■ **Problem details**: Retype, please, the listing from its opening line through the line that contains "ydom = (1 - 601 / H, 1 - 148 / H)", both included, without the pictures.

━━━━━━━━━━━━━━━━

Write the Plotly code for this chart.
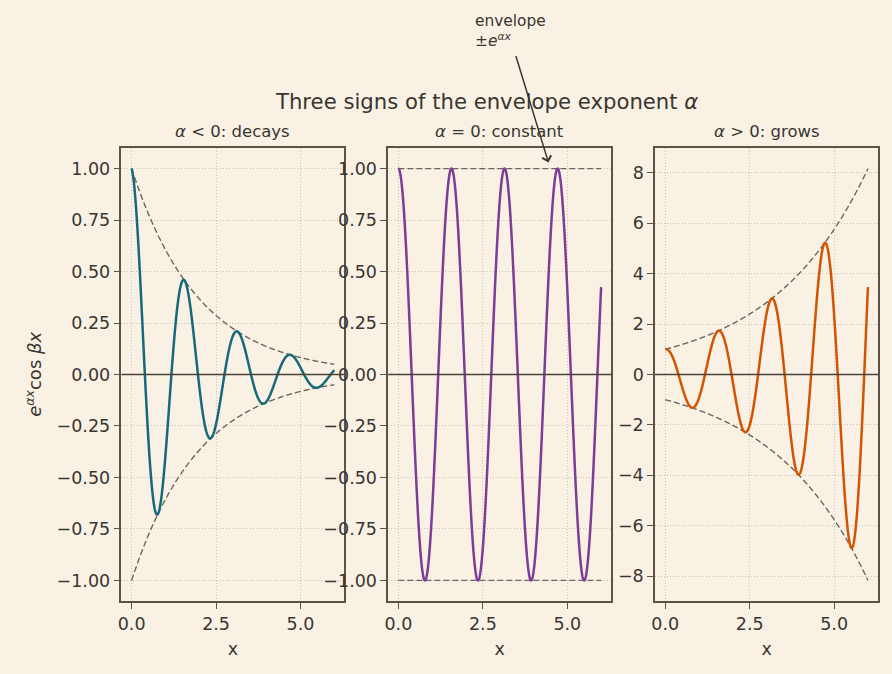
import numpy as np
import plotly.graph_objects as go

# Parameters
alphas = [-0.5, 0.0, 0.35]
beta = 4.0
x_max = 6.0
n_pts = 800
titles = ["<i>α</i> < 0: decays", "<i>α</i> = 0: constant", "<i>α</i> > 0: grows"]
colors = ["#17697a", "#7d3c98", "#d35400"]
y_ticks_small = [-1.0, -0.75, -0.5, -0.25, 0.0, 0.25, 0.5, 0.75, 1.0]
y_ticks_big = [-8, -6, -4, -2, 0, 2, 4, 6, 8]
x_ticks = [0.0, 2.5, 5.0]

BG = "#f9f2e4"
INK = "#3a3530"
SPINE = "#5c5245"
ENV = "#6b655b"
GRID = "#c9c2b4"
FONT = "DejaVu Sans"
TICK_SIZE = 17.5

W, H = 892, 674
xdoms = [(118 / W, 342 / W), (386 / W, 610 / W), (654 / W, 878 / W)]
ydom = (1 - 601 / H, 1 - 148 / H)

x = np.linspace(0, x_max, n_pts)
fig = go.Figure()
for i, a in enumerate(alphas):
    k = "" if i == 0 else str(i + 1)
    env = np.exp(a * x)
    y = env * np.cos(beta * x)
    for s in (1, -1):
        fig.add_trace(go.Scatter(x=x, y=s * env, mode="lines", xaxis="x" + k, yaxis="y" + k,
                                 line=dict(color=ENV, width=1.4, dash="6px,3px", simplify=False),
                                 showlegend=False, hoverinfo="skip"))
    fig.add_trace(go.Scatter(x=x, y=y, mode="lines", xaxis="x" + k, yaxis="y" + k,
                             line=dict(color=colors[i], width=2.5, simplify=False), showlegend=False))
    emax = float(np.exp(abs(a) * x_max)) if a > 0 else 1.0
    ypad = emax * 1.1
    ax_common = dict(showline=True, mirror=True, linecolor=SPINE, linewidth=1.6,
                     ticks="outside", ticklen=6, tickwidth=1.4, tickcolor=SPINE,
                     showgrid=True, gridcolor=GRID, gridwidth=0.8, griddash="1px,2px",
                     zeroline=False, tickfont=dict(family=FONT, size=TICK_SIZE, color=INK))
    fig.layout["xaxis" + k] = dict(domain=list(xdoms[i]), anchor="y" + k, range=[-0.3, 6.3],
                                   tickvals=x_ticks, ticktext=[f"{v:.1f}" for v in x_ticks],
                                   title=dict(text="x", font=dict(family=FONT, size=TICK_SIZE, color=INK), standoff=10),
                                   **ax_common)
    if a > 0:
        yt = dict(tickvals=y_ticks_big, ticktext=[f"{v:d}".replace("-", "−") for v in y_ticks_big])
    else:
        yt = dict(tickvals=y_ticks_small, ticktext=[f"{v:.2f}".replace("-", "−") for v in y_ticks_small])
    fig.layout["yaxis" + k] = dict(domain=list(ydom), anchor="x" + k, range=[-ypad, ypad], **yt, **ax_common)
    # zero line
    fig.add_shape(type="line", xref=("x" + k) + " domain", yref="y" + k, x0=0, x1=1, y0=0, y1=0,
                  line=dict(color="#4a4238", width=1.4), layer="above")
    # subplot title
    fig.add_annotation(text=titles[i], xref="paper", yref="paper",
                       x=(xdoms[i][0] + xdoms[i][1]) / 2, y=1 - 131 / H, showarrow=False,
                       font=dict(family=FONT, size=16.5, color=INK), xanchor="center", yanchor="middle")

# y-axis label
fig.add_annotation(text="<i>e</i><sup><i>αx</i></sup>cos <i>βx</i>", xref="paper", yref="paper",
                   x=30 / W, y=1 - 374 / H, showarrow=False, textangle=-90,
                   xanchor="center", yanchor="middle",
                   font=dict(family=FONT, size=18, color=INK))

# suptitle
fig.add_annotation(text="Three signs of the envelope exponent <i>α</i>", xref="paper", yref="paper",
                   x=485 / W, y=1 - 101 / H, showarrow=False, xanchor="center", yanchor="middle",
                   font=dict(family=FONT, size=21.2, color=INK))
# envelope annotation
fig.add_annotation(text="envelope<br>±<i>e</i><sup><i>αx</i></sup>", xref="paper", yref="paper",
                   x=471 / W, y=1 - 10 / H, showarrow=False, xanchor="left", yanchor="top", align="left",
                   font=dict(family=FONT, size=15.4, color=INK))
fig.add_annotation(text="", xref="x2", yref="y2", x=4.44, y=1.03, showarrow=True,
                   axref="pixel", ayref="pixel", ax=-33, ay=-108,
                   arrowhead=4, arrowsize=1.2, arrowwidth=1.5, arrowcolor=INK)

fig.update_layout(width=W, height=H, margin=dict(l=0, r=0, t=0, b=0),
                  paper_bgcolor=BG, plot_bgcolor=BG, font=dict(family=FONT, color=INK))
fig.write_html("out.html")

━━━━━━━━━━━━━━━━

■ **Task answer**:
Write the Plotly code for this chart.
import numpy as np
import plotly.graph_objects as go

# Parameters
alphas = [-0.5, 0.0, 0.35]
beta = 4.0
x_max = 6.0
n_pts = 800
titles = ["<i>α</i> < 0: decays", "<i>α</i> = 0: constant", "<i>α</i> > 0: grows"]
colors = ["#17697a", "#7d3c98", "#d35400"]
y_ticks_small = [-1.0, -0.75, -0.5, -0.25, 0.0, 0.25, 0.5, 0.75, 1.0]
y_ticks_big = [-8, -6, -4, -2, 0, 2, 4, 6, 8]
x_ticks = [0.0, 2.5, 5.0]

BG = "#f9f2e4"
INK = "#3a3530"
SPINE = "#5c5245"
ENV = "#6b655b"
GRID = "#c9c2b4"
FONT = "DejaVu Sans"
TICK_SIZE = 17.5

W, H = 892, 674
xdoms = [(118 / W, 342 / W), (386 / W, 610 / W), (654 / W, 878 / W)]
ydom = (1 - 601 / H, 1 - 148 / H)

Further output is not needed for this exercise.